Missile Defense After the ABM Treaty

James M. Lindsay and Michael E. O’Hanlon

During his campaign for the presidency, George W. Bush promised to “build effective missile defenses, based on the best available options, at the earliest possible date.” As president, Bush took major steps to follow through on this pledge during his first year in office. He increased spending on missile defense substantially; directed the Pentagon to explore a broader array of antimissile technologies; and, most significantly, terminated U.S. participation in the 1972 Anti-Ballistic Missile (ABM) Treaty. Bush accomplished all these tasks at a far lower political cost than anyone expected.

The horrific events of September 11 hastened, if not caused, a major shift in Russian policy toward the United States generally and toward missile defense specifically. The attack also quieted, for the time being at least, domestic critics of missile defense.

Although Bush’s commitment to proceeding with missile defense development is beyond doubt, his precise plans remain unclear. The administration has not settled on a specific missile defense architecture, and its public statements about future deployments are sketchy at best. This ambiguity is attributable not to a lack of forthrightness but rather to the immaturity of missile defense technology.
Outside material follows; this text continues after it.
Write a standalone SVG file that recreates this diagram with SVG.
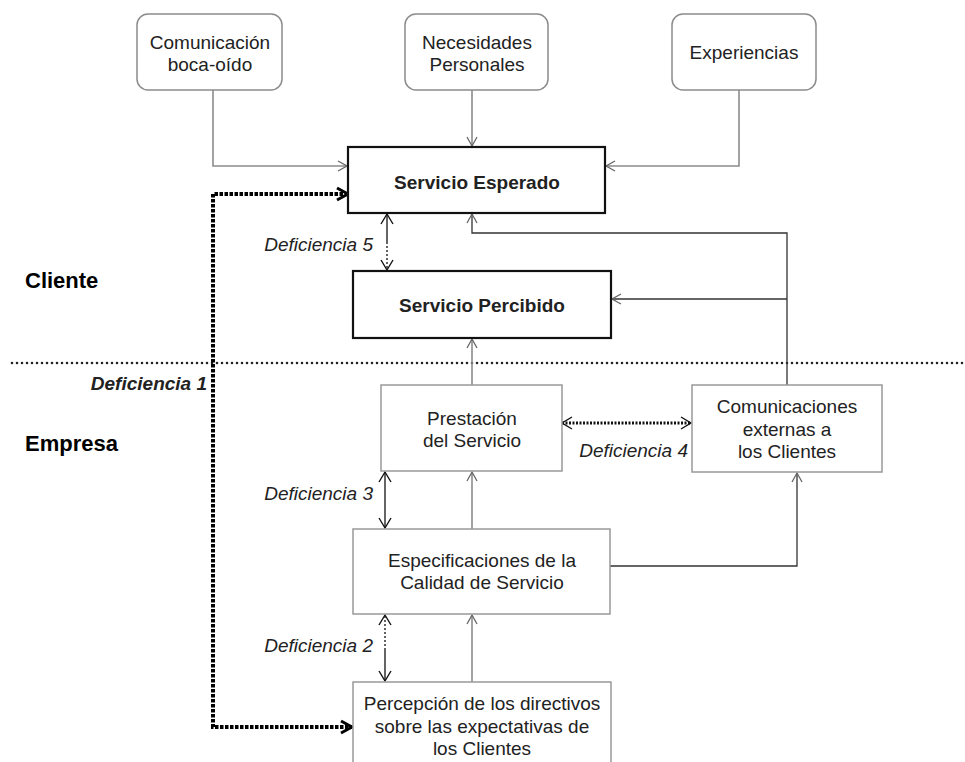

President Bill Clinton’s administration had only one long-range missile defense program under development—a midcourse system designed to destroy individual warheads in space—which is far from being deployable. The Bush administration is now scrambling to turn other defensive concepts into systems it can test, an undertaking that will take years to accomplish. In the meantime, the political climate at home and abroad could change, thereby reigniting domestic and international controversies over the wisdom of missile defense.